少年社中「すいせいむし」
11/24昼公演行ってきました。
主人公・カクは夢も希望もなくバイト生活を送ることに嫌気がさし、世界を終わらせる本があるという暁堂書店を訪れた。
店主・キュレイターは、本を求めて集まった者たちで命を懸けたディベート対決をし、勝ち残った一人だけが本を手にできると言う。
カクは自らを“労働者”と名乗り、戦いに挑むことを決める。
勇者・シェフ・漂流者・作家・カモメ…様々な世界観の人物が登場したり、負けたら本になるという設定が出てきたり、最初の印象はファンタジー。

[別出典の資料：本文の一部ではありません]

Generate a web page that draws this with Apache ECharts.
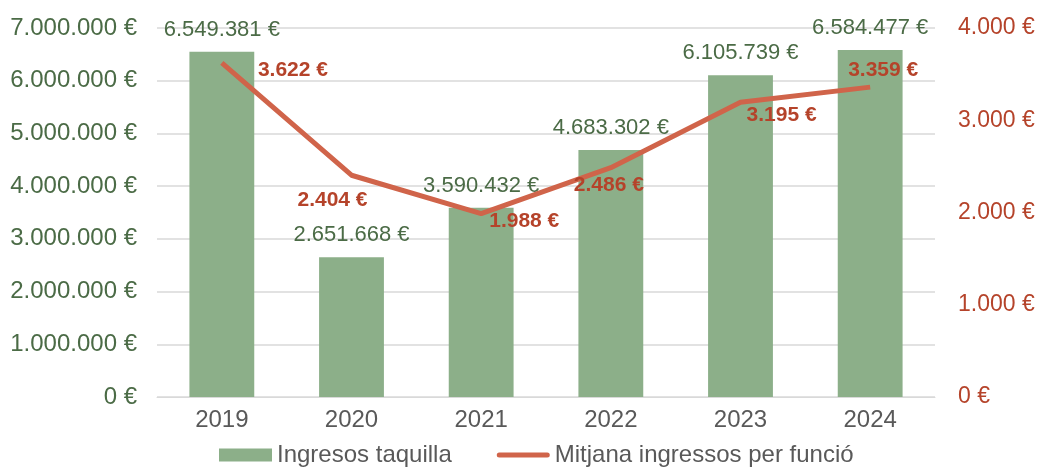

ディベート対決が始まると「人生に意味はあるか」「他人のために命をかけられるか」「夢に向かうことは辛いか」と人生にまつわる哲学的な問いが投げかけられ、可愛く見えたキャラクターたちの本性が暴かれていく。
そして、次第にこの対決の意味と集められた人物たちは…と物語も二転三転し、サスペンスっぽくなるのが面白かった。
夢を追いかけても上手くいかなかったり、他人に騙されたり、求めていた結果にならなかったり、何も成しえていないことに焦り苦しんだり…登場人物たちそれぞれが人生に葛藤していて。
物語が進むにつれて一番“普通”の生活を送っている労働者の気持ちにどんどん共感できて泣ける。
書店に集められた人々は人生の「可能性」であり、「蟲毒」のように一人の人間の中で一つが選び取られていく、と言うのがこの世界観の真相。
人生には色々な可能性があるというのを真っ向から突きつけられて、いい大人が見ると本当に…考えさせられる…。
作中にも出てきた通り夢を追うのに遅いことはないんだけれど、過ぎた時間は取り戻せないというのを、年末の、この一年を振り返る時期に見るとより一層刺さるものがあった。
労働者@櫻井さんのお芝居良かった。
気弱で人生に絶望した状態から、訳も分からず対決に巻き込まれて、命を懸けることに困惑し怯え、そして最後は前向きに物語を描くことを決意する感情の変化と、超スピードの長台詞。
そして、最後にしみむしに語り掛ける優しい声音のギャップが素晴らしかった。
少年社中さんの舞台では鳥になりがちなカモメ@納谷さん。
両足で跳んだり、羽を仕舞ったり、仕草一つ一つに鳥っぽさがあって可愛かった。